How can you tell the polarity of Covalent molecules using their shapes and individual bond polarity? Please explain thoroughly.
I understand why some smaller covalent molecules are nonpolar or polar based on the different molecular shapes (Ab, Ab2E2, Ab3, etc) but I don't know how to tell the molecular polarity of larger molecules like Ethyl alcohol or Glycine.
Covalent bonds are directional in nature. The individual bonds may be polar, or non-polar. Polarity of covalent molecules can be judged by inspecting these two aspects i.e. individual bond polarities and disposition (in space) of all the polar bonds and lone pair of electrons (if any). A vector summation (resultant) of all these moments (bond moment as well as lone pair moment), gives an idea about the overall polarity (or otherwise) of a covalent molecule. Finding out the resultant for simple molecules through a mathematical operation is a trivial job.

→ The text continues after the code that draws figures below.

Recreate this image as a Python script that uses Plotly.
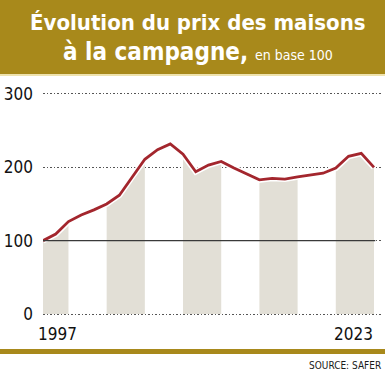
import plotly.graph_objects as go

# ---- data ----
years = list(range(1997, 2024))
index_values = [100, 109, 126, 135, 142, 150, 162, 187, 211, 224, 232, 218, 194, 203, 208,
                199, 191, 183, 185, 184, 187, 190, 192, 199, 215, 219, 200]
shade_starts = [1997, 2002, 2008, 2014, 2020]
shade_ends = [1999, 2005, 2011, 2017, 2023]
y_tick_values = [0, 100, 200, 300]
y_tick_labels = ["0", "100", "200", "300"]
x_tick_values = [1997, 2023]
x_tick_labels = ["1997", "2023"]
title_line1 = "Évolution du prix des maisons"
title_line2_bold = "à la campagne,"
title_line2_light = "en base 100"
source_text = "SOURCE: SAFER"

# ---- layout geometry (pixels) ----
W, H = 385, 371
L, R, T, B = 43, 382, 92, 316
px_per_year = 12.73
x_max = 1997 + (R - L) / px_per_year
y_min, y_max = -2.7, 302.7

def pyp(p):
    return (B - p) / (B - T)

def pxp(p):
    return (p - L) / (R - L)

GOLD = "#A8891B"
RED = "#A3262D"
SHADE = "#E2DFD6"
FONT = "Liberation Sans Narrow, DejaVu Sans Condensed, sans-serif"

fig = go.Figure()

# shaded bands under the curve
for s, e in zip(shade_starts, shade_ends):
    xs = [y for y in years if s <= y <= e]
    ys = [v for y, v in zip(years, index_values) if s <= y <= e]
    fig.add_trace(go.Scatter(x=xs, y=ys, mode="lines", line=dict(width=0, color=SHADE),
                             fill="tozeroy", fillcolor=SHADE, hoverinfo="skip", showlegend=False))

# base-100 line
fig.add_shape(type="line", xref="x", yref="y", x0=years[0], x1=years[-1] + 0.1,
              y0=100, y1=100, line=dict(color="#3a3a3a", width=1.3), layer="above")

# halo + line
fig.add_trace(go.Scatter(x=years, y=index_values, mode="lines",
                         line=dict(color="white", width=6), hoverinfo="skip", showlegend=False))
fig.add_trace(go.Scatter(x=years, y=index_values, mode="lines",
                         line=dict(color=RED, width=2.8), showlegend=False))

# title band
fig.add_shape(type="rect", xref="paper", yref="paper", x0=pxp(0), x1=pxp(W),
              y0=pyp(74), y1=pyp(0), fillcolor=GOLD, line=dict(width=0), layer="below")
fig.add_shape(type="rect", xref="paper", yref="paper", x0=pxp(0), x1=pxp(W),
              y0=pyp(76), y1=pyp(74), fillcolor="#EFE3AE", line=dict(width=0), layer="below")
# bottom band
fig.add_shape(type="rect", xref="paper", yref="paper", x0=pxp(0), x1=pxp(W),
              y0=pyp(354), y1=pyp(349), fillcolor=GOLD, line=dict(width=0), layer="below")

annotations = [
    dict(text="<b>" + title_line1 + "</b>", x=pxp(198), y=pyp(22), xref="paper", yref="paper",
         showarrow=False, xanchor="center", yanchor="middle",
         font=dict(family=FONT, size=22, color="white")),
    dict(text="<b>" + title_line2_bold + "</b> <span style='font-size:14px'>" + title_line2_light + "</span>",
         x=pxp(198), y=pyp(52), xref="paper", yref="paper",
         showarrow=False, xanchor="center", yanchor="middle",
         font=dict(family=FONT, size=24, color="white")),
    dict(text=source_text, x=pxp(383), y=pyp(365), xref="paper", yref="paper",
         showarrow=False, xanchor="right", yanchor="middle",
         font=dict(family=FONT, size=10, color="#1a1a1a")),
]
for val, lab in zip(x_tick_values, x_tick_labels):
    anchor = "left" if val == x_tick_values[0] else "right"
    shift = -7 if anchor == "left" else 1
    annotations.append(dict(text=lab, x=val, y=pyp(334), xref="x", yref="paper",
                            xshift=shift, showarrow=False, xanchor=anchor, yanchor="middle",
                            font=dict(family=FONT, size=17, color="#111")))

fig.update_layout(
    width=W, height=H,
    margin=dict(l=L, r=W - R, t=T, b=H - B, pad=0),
    plot_bgcolor="white", paper_bgcolor="white",
    annotations=annotations,
    hovermode=False,
    xaxis=dict(range=[1997, x_max], showgrid=False, zeroline=False, showticklabels=False,
               showline=False, ticks="", fixedrange=True),
    yaxis=dict(range=[y_min, y_max], tickvals=y_tick_values, ticktext=y_tick_labels,
               showgrid=True, gridcolor="#555", gridwidth=1.4, griddash="1.5px,2px",
               zeroline=False, showline=False, ticks="", ticklabelstandoff=9,
               tickfont=dict(family=FONT, size=17, color="#111"), fixedrange=True),
)

fig.write_html("out.html", config={"displayModeBar": False},
               post_script="document.body.style.margin='0';")
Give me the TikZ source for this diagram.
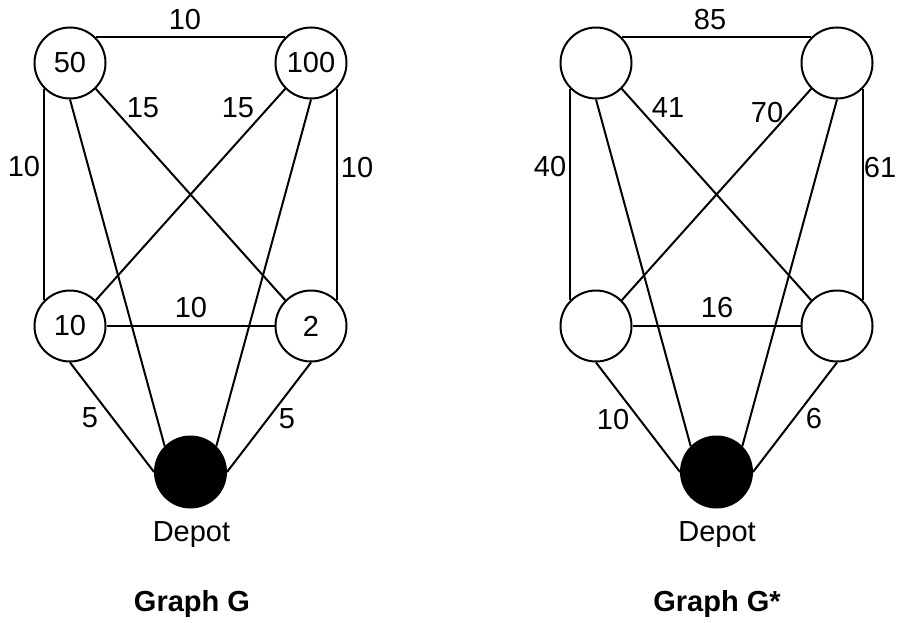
\documentclass[tikz,border=0pt]{standalone}
\usepackage{fontspec}
\setmainfont{Liberation Sans}
\begin{document}
\begin{tikzpicture}[x=1pt,y=-1pt,
  font=\fontsize{29}{35}\selectfont,
  vtx/.style={circle,draw=black,line width=2pt,minimum size=71pt,inner sep=0pt},
  depotnode/.style={vtx,fill=black},
  edge/.style={line width=2pt,black},
  lbl/.style={inner sep=0pt,anchor=base},
  title/.style={inner sep=0pt,anchor=base,font=\fontsize{29}{35}\selectfont\bfseries}]
\useasboundingbox (0,0) rectangle (899,623);
% ---------- Graph G ----------
\node[vtx] (a50) at (70,63) {50};
\node[vtx] (a100) at (311,63) {100};
\node[vtx] (a10) at (70,326) {10};
\node[vtx] (a2) at (311,326) {2};
\node[depotnode] (ad) at (190.5,472) {};
\draw[edge] (a50.north east) -- (a100.north west);
\draw[edge] (a50.south west) -- (a10.north west);
\draw[edge] (a100.south east) -- (a2.north east);
\draw[edge] (a10) -- (a2);
\draw[edge] (a50.south east) -- (a2.north west);
\draw[edge] (a100.south west) -- (a10.north east);
\draw[edge] (a50.south) -- (ad.north west);
\draw[edge] (a100.south) -- (ad.north east);
\draw[edge] (a10.south) -- (ad.west);
\draw[edge] (a2.south) -- (ad.east);
\node[lbl] (la1) at (185,29.5) {10};
\node[lbl] (la2) at (143,117.5) {15};
\node[lbl] (la3) at (238,117.5) {15};
\node[lbl] (la4) at (24,176.5) {10};
\node[lbl] (la5) at (357,177.5) {10};
\node[lbl] (la6) at (191,317.5) {10};
\node[lbl] (la7) at (90,427.5) {5};
\node[lbl] (la8) at (287,428.5) {5};
\node[lbl] (ladepot) at (191.5,541.7) {Depot};
\node[title] (ta) at (192,611.7) {Graph G};
% ---------- Graph G* ----------
\node[vtx] (b1) at (596,63) {};
\node[vtx] (b2) at (837,63) {};
\node[vtx] (b3) at (596,326) {};
\node[vtx] (b4) at (837,326) {};
\node[depotnode] (bd) at (716.5,472) {};
\draw[edge] (b1.north east) -- (b2.north west);
\draw[edge] (b1.south west) -- (b3.north west);
\draw[edge] (b2.south east) -- (b4.north east);
\draw[edge] (b3) -- (b4);
\draw[edge] (b1.south east) -- (b4.north west);
\draw[edge] (b2.south west) -- (b3.north east);
\draw[edge] (b1.south) -- (bd.north west);
\draw[edge] (b2.south) -- (bd.north east);
\draw[edge] (b3.south) -- (bd.west);
\draw[edge] (b4.south) -- (bd.east);
\node[lbl] (lb1) at (710,29.5) {85};
\node[lbl] (lb2) at (668,117.5) {41};
\node[lbl] (lb3) at (767,122.5) {70};
\node[lbl] (lb4) at (550,176.5) {40};
\node[lbl] (lb5) at (880,177.5) {61};
\node[lbl] (lb6) at (717,317.5) {16};
\node[lbl] (lb7) at (613,429.5) {10};
\node[lbl] (lb8) at (814,428.5) {6};
\node[lbl] (lbdepot) at (717,541.7) {Depot};
\node[title] (tb) at (717,611.7) {Graph G*};
\end{tikzpicture}
\end{document}
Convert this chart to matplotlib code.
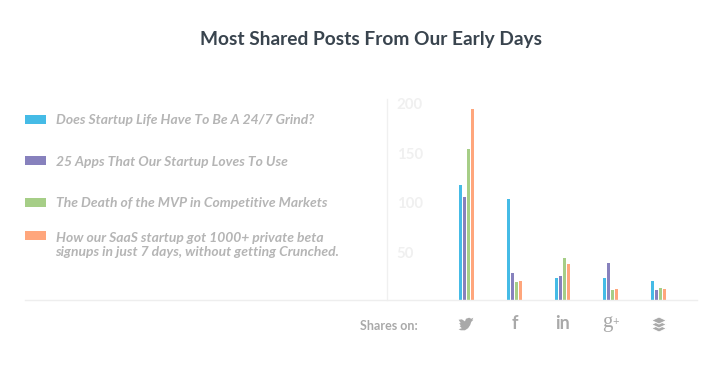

Theoretically the same rules can be extended to find out polarity of relatively larger molecules like Glycine (NH2CH2CO2H) or Ethyl alcohol (C2H5OH). Both of these molecules are polar. Glycine being a special case where clear positive and clear negative pole exists in two part of the same molecule, through internal proton transfer. This is called a zwitterionic form (NH3^+CH2CO2^-). A popular shortcut to cumbersome mathematical calculations is provided by the concept of functional groups in organic molecules. For functionalized molecules like in the examples given above, the functional group is responsible for most of the polarity, and just by looking at the polarity and disposition of the functional group(s), the overall molecular polarity can be predicted with a fair degree of confidence. For still larger molecules one has to consider the relative orientation of all the functional groups, as well as other structural fragments of notable polarity. A vector resultant of all these fragments gives overall polarity.